The FTSE just got a shot in the arm as weak UK retail data hit sterling on the head with investors rushing in to price an interest rate cut from the BOE.

It seems like another good old pound down, FTSE-up move but there's a catch: the Export-heavy FTSE 100 is rising 0.6% and, this time, the FTSE 250 midcap index is also rising, a perhaps sign that investors believe a rate cut benefit UK PLC as a whole.

Here's the story:

UK consumers cut back on spending again, adding to economic gloom

(Julien Ponthus and Thyagaraju Adinarayan)



Taking the lead from Wall Street and Asia, STOXX 600 has hit a new record high at the open and is now cruising slightly above 423 points.

There won't be any celebration among French retailers however. Casino was the top loser among European shares at the open, losing 10% after slashing its forecast due to the impact of transport strikes in the fourth quarter.

France's Fnac Darty took an even bigger hit, down 13% after it estimated losses in fourth quarter revenues at 70 million euros due to the social protests.

On Paris' CAC 40 blue chip index, supermarket operator Carrefour is also one of the biggest losers, down 1.4%.

Another company under the spotlight is CD Projekt which slumped 12% after delaying the premiere of its flagship Cyberpunk 2077 game.

Hard to say how the shares in Poland's largest video game maker will end the session with seemingly a lot of investors waiting to buy the dip.

"If CD Projekt gets hit hard on the open we’d be advocating to those who have ‘missed it’ to buy", Neil Campling head of TMT Research at Mirabaud wrote this morning.

Most indexes and sectors are well in the black however in what seems to be building up as a very positive end of the week.

Among the biggest winners are shares in Swedish Orphan Biovitrum, up 6.7% after topping its 2019 sales and core profit expectations.

Here are the top movers on the STOXX 600:

(Julien Ponthus)



While the earnings season has yet to begin in earnest, there are a few headlines that can probably give a taster of what’s coming.

Protest in France against Macron’s plan to reform pensions is starting to bite.

French retailer Casino slashed its forecast on Thursday for 2019 French operating profit growth due to the impact of transport strikes in Q4. Another retailer Fnac Darty said it estimated losses in fourth quarter revenues at 70 million euros due to social protests.

Both stocks are expected to open lower.

Another big loser could be Hasting which said it expects a steep drop in annual earnings and plans to lower its 2019 dividend, citing a challenging market environment.

Richemont said unrest in Hong Kong is denting sales but the luxury group is expected to rise at the open on an otherwise decent batch of results.

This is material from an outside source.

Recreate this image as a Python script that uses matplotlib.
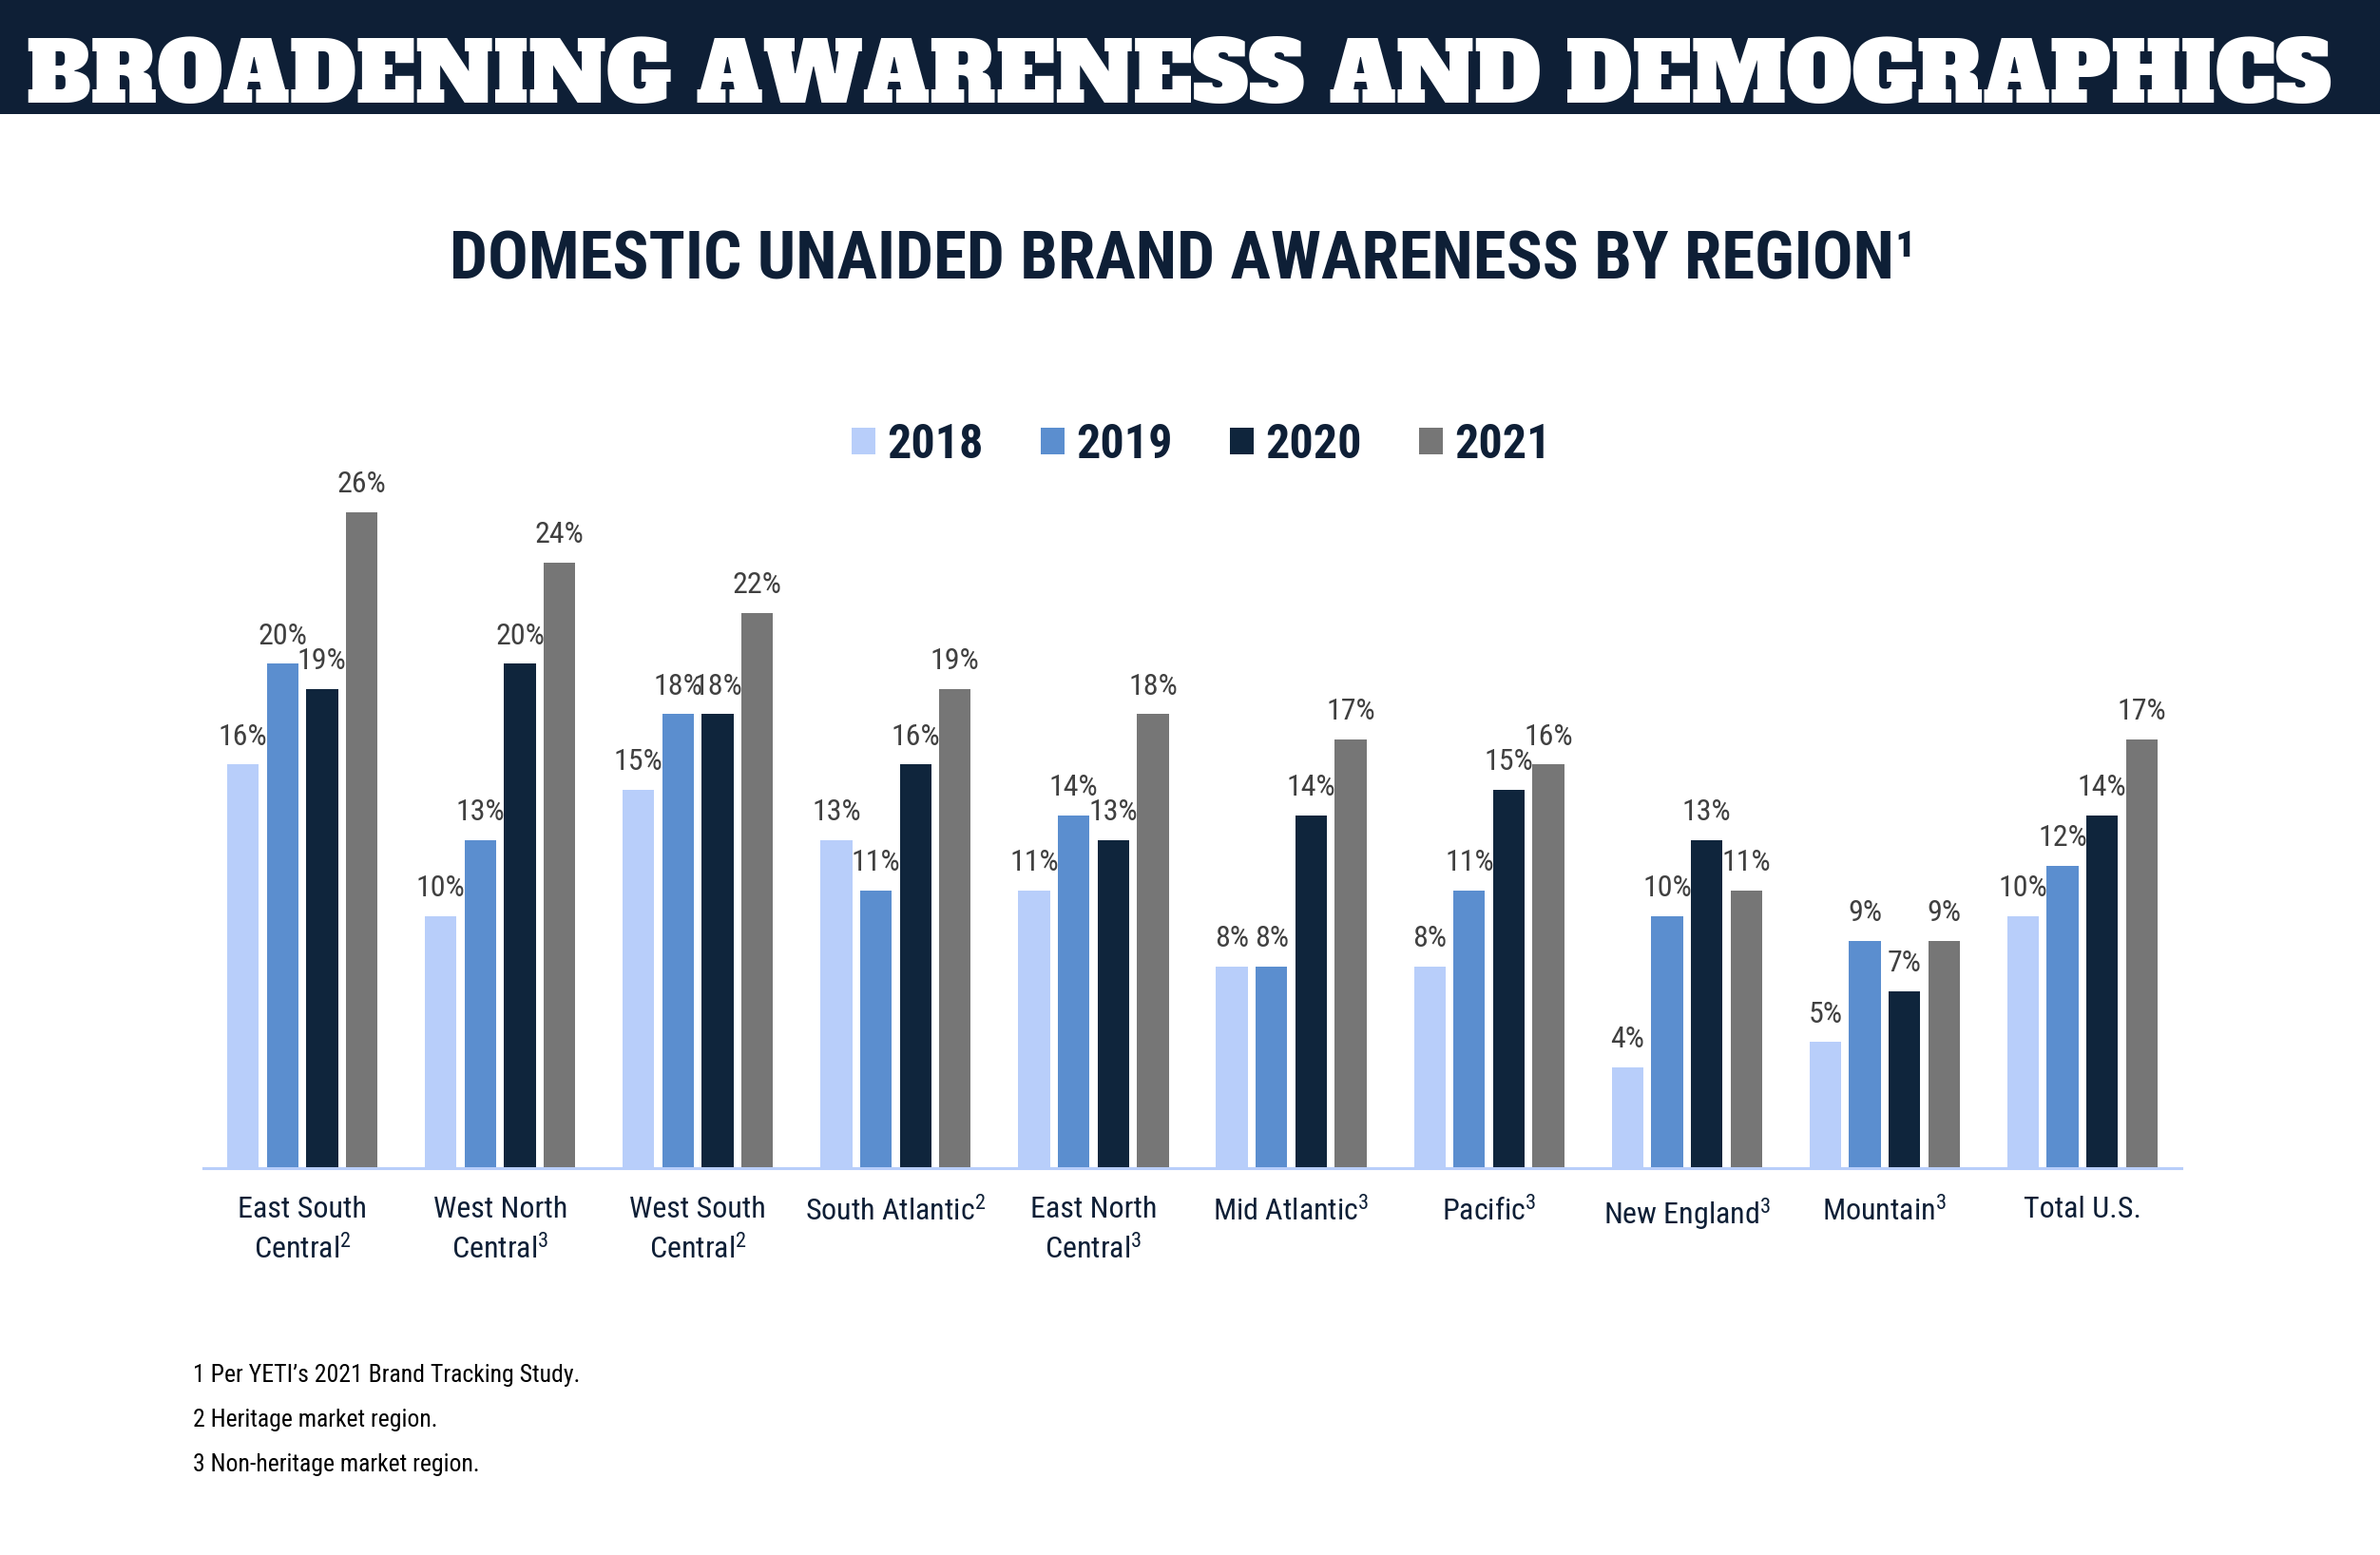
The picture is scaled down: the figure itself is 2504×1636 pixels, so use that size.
import matplotlib
matplotlib.use('Agg')
import matplotlib.pyplot as plt
import numpy as np

regions = ['East South\nCentral$^{2}$', 'West North\nCentral$^{3}$', 'West South\nCentral$^{2}$',
           'South Atlantic$^{2}$', 'East North\nCentral$^{3}$', 'Mid Atlantic$^{3}$',
           'Pacific$^{3}$', 'New England$^{3}$', 'Mountain$^{3}$', 'Total U.S.']
years = ['2018', '2019', '2020', '2021']
aw_2018 = [16, 10, 15, 13, 11, 8, 8, 4, 5, 10]
aw_2019 = [20, 13, 18, 11, 14, 8, 11, 10, 9, 12]
aw_2020 = [19, 20, 18, 16, 13, 14, 15, 13, 7, 14]
aw_2021 = [26, 24, 22, 19, 18, 17, 16, 11, 9, 17]
footnotes = ["1 Per YETI\u2019s 2021 Brand Tracking Study.",
             "2 Heritage market region.",
             "3 Non-heritage market region."]

colores = ['#B8CEFA', '#5B8ECF', '#0F253C', '#767676']
navy = '#0E1F36'
narrow = ['Roboto Condensed', 'Archivo Narrow', 'DejaVu Sans']

# superindices con la misma fuente condensada
plt.rcParams['mathtext.fontset'] = 'custom'
plt.rcParams['mathtext.rm'] = 'Roboto Condensed'
plt.rcParams['mathtext.it'] = 'Roboto Condensed:italic'
plt.rcParams['mathtext.bf'] = 'Roboto Condensed:bold'

W, H = 2504, 1636
fig = plt.figure(figsize=(W / 100, H / 100), dpi=100)

# banda superior con el titulo
fig.patches.append(plt.Rectangle((0, 1 - 120 / H), 1, 120 / H, transform=fig.transFigure,
                                 facecolor=navy, edgecolor='none', zorder=0))
fig.text(1240 / W, 1 - 108 / H, 'BROADENING AWARENESS AND DEMOGRAPHICS', ha='center',
         va='baseline', fontsize=62.8, family=['Alfa Slab One', 'DejaVu Serif'], color='white')

fig.text(1245 / W, 1 - 294 / H, 'DOMESTIC UNAIDED BRAND AWARENESS BY REGION\u00b9', ha='center',
         va='baseline', fontsize=51, fontweight='bold', family=narrow, color=navy)

ax = fig.add_axes([214 / W, 1 - 1229 / H, 2081 / W, 796 / H])
x = np.arange(len(regions))
series = [aw_2018, aw_2019, aw_2020, aw_2021]
barras = []
for i, (yr, vals) in enumerate(zip(years, series)):
    b = ax.bar(x + (i - 1.5) * 0.2, vals, width=0.16, color=colores[i], label=yr, zorder=2)
    barras.append(b)
    for xi, v in zip(x + (i - 1.5) * 0.2, vals):
        ax.annotate(f'{v}%', (xi, v), xytext=(0, 15), textcoords='offset points',
                    ha='center', va='baseline', fontsize=23, family=narrow, color='#404040')

ax.set_xlim(-0.5, len(regions) - 0.5)
ax.set_ylim(0, 30)
for s in ['top', 'right', 'left']:
    ax.spines[s].set_visible(False)
ax.spines['bottom'].set_color('#B8CEFA')
ax.spines['bottom'].set_linewidth(2.2)
ax.set_yticks([])
ax.set_xticks(x)
ax.set_xticklabels(regions, fontsize=23, family=narrow, color=navy, linespacing=1.4)
ax.tick_params(axis='x', length=0, pad=21)

fig.legend(barras, years, loc='center', bbox_to_anchor=(1264 / W, 1 - 468 / H), ncol=4,
           frameon=False, handlelength=0.5, handleheight=0.5, handletextpad=0.25,
           columnspacing=1.2, prop={'family': narrow, 'weight': 'bold', 'size': 36},
           labelcolor=navy)

for k, t in enumerate(footnotes):
    fig.text(203 / W, 1 - (1454 + 47 * k) / H, t, ha='left', va='baseline', fontsize=18.5,
             family=narrow, color='black')

plt.savefig('out.png', dpi=100)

Bayer is also seen making some gains after mediator Ken Feinberg told Bloomberg he was "cautiously optimistic" a deal could be reached to settle more than 75,000 cancer claims related to its Roundup herbicide.

Ladbrokes-owner GVC is expected to rise after it said annual core earnings will be at the top end of its guidance, driven by stronger demand for its online games.

(Julien Ponthus)



It would only take one point to bring the STOXX 600 to a new record.

So given that Wall Street and Asia closed their session overnight on fresh new highs, it's quite likely that a new milestone is in store this morning for European equities.

On that note, financial spreadbetters at IG expect London's FTSE to open 13 points higher, Frankfurt's DAX to rise 58 points and Paris' CAC to gain 15 points.

While there's a recurrent trend of underperformance by European bourses, China's economic growth matching expectations should brighten things up a tad and lift sentiment.